Speed practice


#1

I have been playing bluegrass for many months now.
I practice by playing songs over and over but with no real increase in speed.
I am taking Ben’s class and to work on speed, I plan on merely playing his beginning licks (Banjo 103)
over and over for one month trying to increase speed without even bothering with songs for the month.

Is this a good approach? I assume that if I can play the licks much faster after a month, I will be able to play
new songs faster at the start compared to not having practiced the licks first.


#2

From my own experience only (after having been learning to play for three years now and still having a long way to go) I don’t think this is a great idea.

I have found speed only comes when you no longer have to think at all about what your are playing. If you can read this and play the song at the same time then you should be able to play it pretty fast.

The more you play, the more you become familiar with the licks and phrases that make up most songs. So at first, it is pretty slow going and you need to be patient. For instance, I started trying to learn Ben’s Foggy Mountain Breakdown about week 5 or 6 in my banjo journey. I played that song hundreds of times in the weeks after I was finally able to stumble through it. I still play it at least once a day, about 340 days a year. After about TWO YEARS, I started to get it close to speed. It took a long time.

Now, because my hands know more, it is quicker. For instance, I started learning (the tab of) Ben’s O Come All Ye Faithfull at the end of November. This is a fast song. Now, four weeks and several hundred repeats of the song later, I can kind of play it at speed (but messy). So it will still take a fairly long time.

Be patient. Really, you have to learn how to walk before you run. Keep on practicing your songs. Practice as much as you can.

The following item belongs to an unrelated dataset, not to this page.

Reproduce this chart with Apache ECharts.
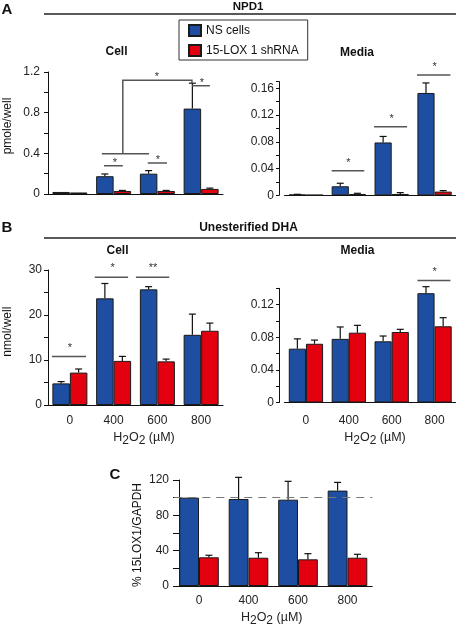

Again though, this is only my own experience. You can try to speed practice rolls but I think that would be really boring in the long run. I don’t think you could do that two or three hours a day without driving yourself nuts…


#3

I’ve been playing for about 8 months and speed was something I wanted right away. Yeah…NO! I quickly realized it wasn’t going to happen magically but would come with consistent practice. Speed comes almost naturally with time and practice, as I’ve learned. I often practice with rolls and a metronome, pushing myself to a higher speed each day. I couldn’t imagine I could roll at 200bpm but now I can! As my local teacher reminds me, “if you can’t play it slow, you can’t play it fast.” Ben has such great resources… Find a couple of tunes or lessons to work on and really work on them but don’t drive yourself crazy. You’ve got to enjoy the journey.


#4

Practicing speed separately is a good idea, just like practicing economy in your left hand or metronome exercises or playing with backing tracks. Nothing comes naturally and I think it is good to choose some specific exercises to do focussed practice.
I have actually done what you did and sometimes still do it for fun. Put on the metronome (I use an online tool) and make it a little game to get one step further everytime (that yay-moment when you can roll at 200bpm and then 260 and up is just a cool feeling). However, eventhough I think it is a good start!, the rolls you are planning to use will only practice your right hand as it is all open string and you don’t use the left hand, so it completely leaves out the coordination between left and right hand which is essentially what you need to still sound great on a higher tempo.
If you seriously want to practice speed, you also should choose something that involves both hands to train that coordination between left and right. I don’t say to let go of your initial idea, it is surely a good start, but already now include that too. I prefer to use a song as well to practice speed and don’t recommend a specific one. Just make sure you pick one that you like a lot as you will likely be spending a lot of time with it :laughing: !!
Eventhough speed does not come naturally I don’t think it requires daily practice, I try to focus on accurate playing and just take like 10min a day or 2 times per week for training speed. And if somehow I don’t ‘have it in my fingers’, I skip speed for a day (or week) and focus on other aspects. Forcing doesn’t help me and makes my playing sloppy.
Some exercises that have helped me influence my muscles/brain:

  • increase speed stepwise using a metronome
  • put the metronome slightly higher than you can manage for a while and then go back to your max speed for the song/exercise makes it feel much more slowly and easier to play
  • listening to a fast version of a song makes your maximum tempo easier to play (don’t ask me how it works, I got it from Hal Galper on a YouTube masterclass and tried it with listening to a Pickelny/Trischka duet of Groundspeed when learning Ben’s tab, was able to play 100bpm instead of 80 without other intervention!) I would love other peoples’ experiences with this by the way as it intrigues me how you influence the brain by just listening.